You're slightly off on that. Minimum wage prevents employees from competing against each other once the price reaches the defined minimum. It's to protect you from other workers, not the employer. Minimum wage exists precisely because people have proven over and over again that they will sharpen their pencils and figure out how to do job for less than you in order to get the job over you.

If there was nobody to undercut you, employers would be forced to pay you whatever you want. This is why software developers, who are limited in availability relative to the jobs available to them, are generally able to charge significantly larger amounts of money. Jobs at the minimum have such an overabundance of labour that they're all fighting for the limited number of spots, and thus there is always someone willing to work for less to get the job.

> Who does the OP think this person is that can live on $5/hr or lower? Minimum wage _as it is_ is arguably too low.

Although it seems kind of silly to compare the needs of our current situation to some hypothetical future where everything is automated.
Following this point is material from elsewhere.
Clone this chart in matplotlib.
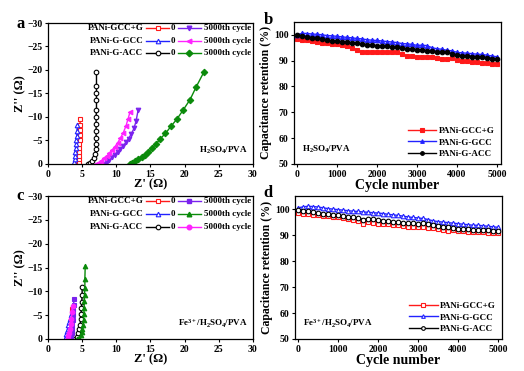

If humans were doing all the work that automation currently does today, the current minimum wage wouldn't just be arguably too low, it would be but a tiny fraction of what would be necessary to survive. Food, for instance, would easily be 10x more expensive than it is now if we didn't have all of the efficient automation keeping the costs down. Imagine trying to live on the current minimum wage while paying an order of magnitude more for your groceries. With automation taking over in this hypothetical future, the cost of living will have no relationship to what we're accustom to in this current reality.

Do you really think that people can survive earning 1/3 of the minimum wage? They will be much better off just becoming beggars.
Given the context of this thread, and not an alternative situation that I am sure you can dream up, yes: Mathematically, 1/3 of minimum wage is greater than the only alternative: No wage at all. Considering the scope presented, I am unconvinced that begging will be viable. It's already a struggle today, and would only become more difficult in the the situation presented.

I'm not convinced this hypothetical situation presented is realistic to start with, but that is well beyond the topic at hand. The constraints are what they are.

Solution: Negative income tax and/or welfare.
You could easily tax robot labor to ensure it wasn't competitive with cheap labour
It is an interesting thought. How would the tax be implemented?

The automated dishwasher in my kitchen relieves human dishwashing services to the tune of an hour or two per week. Minimum wage where I live is $14/hr. That is, on the low end, a little over $700 per year. Would I be on the hook for the $700 each year, minus the current operating costs of the dishwasher, in order to have it operational in my home?

And should the taxed value be a straight up calculation like that? Humans are quirky and unreliable, and I may not be comfortable with having a stranger in my house to clean up after me. As such, I may be willing to pay quite a bit more to have the reliable and comfortable automation over hiring a human. Would the tax need to account for that disparity to allow humans to still have a competitive edge?